As developers expectations around what “normal” data volume should be for their streams, we do not have a general recommendation for a specific percentage decrease/increase or period of time. 

Consider monitoring your stream data volumes for unexpected deviations. A data volume decrease may be symptomatic of a different issue than a stream disconnection. In such a situation, a stream would still be receiving the keep-alive signal and probably some new activity data. However, a significantly decreased number of Tweets should lead you to investigate whether there is anything causing the decrease in inbound data volume to your application or network, check the status page for any related notices.

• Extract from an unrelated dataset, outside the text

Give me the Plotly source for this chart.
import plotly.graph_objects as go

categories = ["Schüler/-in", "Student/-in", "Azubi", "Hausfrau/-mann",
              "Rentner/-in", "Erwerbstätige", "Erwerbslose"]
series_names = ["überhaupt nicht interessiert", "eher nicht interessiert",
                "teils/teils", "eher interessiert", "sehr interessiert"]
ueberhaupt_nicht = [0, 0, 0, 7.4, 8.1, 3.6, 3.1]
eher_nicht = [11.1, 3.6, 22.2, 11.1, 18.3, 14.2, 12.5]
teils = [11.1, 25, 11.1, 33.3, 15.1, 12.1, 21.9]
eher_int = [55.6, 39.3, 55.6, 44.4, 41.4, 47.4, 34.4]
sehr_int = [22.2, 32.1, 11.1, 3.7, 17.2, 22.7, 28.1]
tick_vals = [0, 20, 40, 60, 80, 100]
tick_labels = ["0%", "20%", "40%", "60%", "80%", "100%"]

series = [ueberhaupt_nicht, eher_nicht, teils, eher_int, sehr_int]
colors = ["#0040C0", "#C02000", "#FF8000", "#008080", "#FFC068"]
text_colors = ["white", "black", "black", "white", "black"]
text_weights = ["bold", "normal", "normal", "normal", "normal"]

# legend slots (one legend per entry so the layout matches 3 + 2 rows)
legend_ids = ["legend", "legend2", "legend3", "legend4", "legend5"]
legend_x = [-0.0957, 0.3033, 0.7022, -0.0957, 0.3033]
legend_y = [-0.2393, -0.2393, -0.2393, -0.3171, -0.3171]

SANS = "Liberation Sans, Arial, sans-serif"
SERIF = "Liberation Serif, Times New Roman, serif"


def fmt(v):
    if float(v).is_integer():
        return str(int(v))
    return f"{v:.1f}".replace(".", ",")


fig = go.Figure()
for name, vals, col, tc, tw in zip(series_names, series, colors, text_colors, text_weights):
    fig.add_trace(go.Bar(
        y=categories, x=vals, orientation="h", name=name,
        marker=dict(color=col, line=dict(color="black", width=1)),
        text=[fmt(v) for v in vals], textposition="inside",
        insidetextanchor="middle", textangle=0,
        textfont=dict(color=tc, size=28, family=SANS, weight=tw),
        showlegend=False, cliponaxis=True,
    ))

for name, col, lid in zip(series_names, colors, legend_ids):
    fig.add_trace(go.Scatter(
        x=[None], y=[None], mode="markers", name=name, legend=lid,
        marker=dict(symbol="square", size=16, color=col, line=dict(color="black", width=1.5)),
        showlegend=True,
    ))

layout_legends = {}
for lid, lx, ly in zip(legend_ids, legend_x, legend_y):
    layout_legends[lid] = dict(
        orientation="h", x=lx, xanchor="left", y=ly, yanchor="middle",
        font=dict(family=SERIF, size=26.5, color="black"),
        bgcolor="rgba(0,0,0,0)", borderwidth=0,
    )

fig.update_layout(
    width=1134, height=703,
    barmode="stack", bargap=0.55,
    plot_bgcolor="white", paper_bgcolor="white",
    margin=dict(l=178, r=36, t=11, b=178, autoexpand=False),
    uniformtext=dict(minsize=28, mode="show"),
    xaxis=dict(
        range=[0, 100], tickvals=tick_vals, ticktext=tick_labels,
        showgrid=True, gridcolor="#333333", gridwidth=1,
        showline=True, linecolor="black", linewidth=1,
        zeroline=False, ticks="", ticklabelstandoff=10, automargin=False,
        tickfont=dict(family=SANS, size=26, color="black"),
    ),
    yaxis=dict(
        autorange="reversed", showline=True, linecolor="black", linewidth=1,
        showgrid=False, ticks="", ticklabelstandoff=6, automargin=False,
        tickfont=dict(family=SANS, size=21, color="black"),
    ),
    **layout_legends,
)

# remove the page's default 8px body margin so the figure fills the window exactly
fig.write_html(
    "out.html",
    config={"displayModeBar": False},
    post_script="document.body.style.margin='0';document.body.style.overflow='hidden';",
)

To create such monitoring, you could track the number of new Tweets you expect to see in a set amount of time. If a stream’s data volume falls far enough below the specified threshold, and does not recover within a set period of time, then alerts and notifications should be initiated. You may also want to monitor for a large increase in data volume, particularly if you are in the process of modifying rules in a filtered stream, or if an event occurs that produces a spike in Tweet activity.

It's important to note that Tweets delivered through filtered stream do count towards the total monthly Tweet volume, and you should track and adjust consumption in order to optimize.  If volume is high, consider adding a sample: operator to each of your rules to reduce from 100% matching to sample:50 or sample:25 when necessary.

Additionally, we encourage you to implement measures within your app that will alert your team if the volume passes a pre-set threshold, and to possibly introduce other measures such as automated deletion of rules that are bringing in too much data, or disconnecting from the stream completely in extreme circumstances.
 

Responding to system messages

Keep-alive signals
At least every 20 seconds, the stream will send a keep-alive signal, or heartbeat in the form of an \r\n carriage return through the open connection to prevent your client from timing out. Your client application should be tolerant of the \r\n characters in the stream.

If your client properly implements a read timeout on your HTTP library, your app will be able to rely on the HTTP protocol and your HTTP library to throw an event if no data is read within this period, and you will not need to explicitly monitor for the \r\n character.

This event will typically be an exception being thrown or some other event depending on the HTTP library used. It is highly recommended to wrap your HTTP methods with error/event handlers to detect these timeouts. On timeout, your application should attempt to reconnect.

Error messages
The v2 streaming endpoints may also deliver in stream error messages. Provided below is the basic format of these messages, along with some examples. Please note that the messages delivered could change, with new message being introduced. Client applications need to be tolerant of changing system message payloads.

Note that error messages will link to the documentation describing how to solve the problem.

Message format:

      {
	"errors": [{
		"title": "operational-disconnect",
		"disconnect_type": "UpstreamOperationalDisconnect",
		"detail": "This stream has been disconnected upstream for operational reasons.",
		"type": "https://api.twitter.com/2/problems/operational-disconnect"
	}]
}
    


Note that error messages indicating a force disconnect for a full buffer may never get to your client, if the backup which caused the force disconnect prevents it from getting through. Accordingly, your app should not depend on these messages to initiate a reconnect.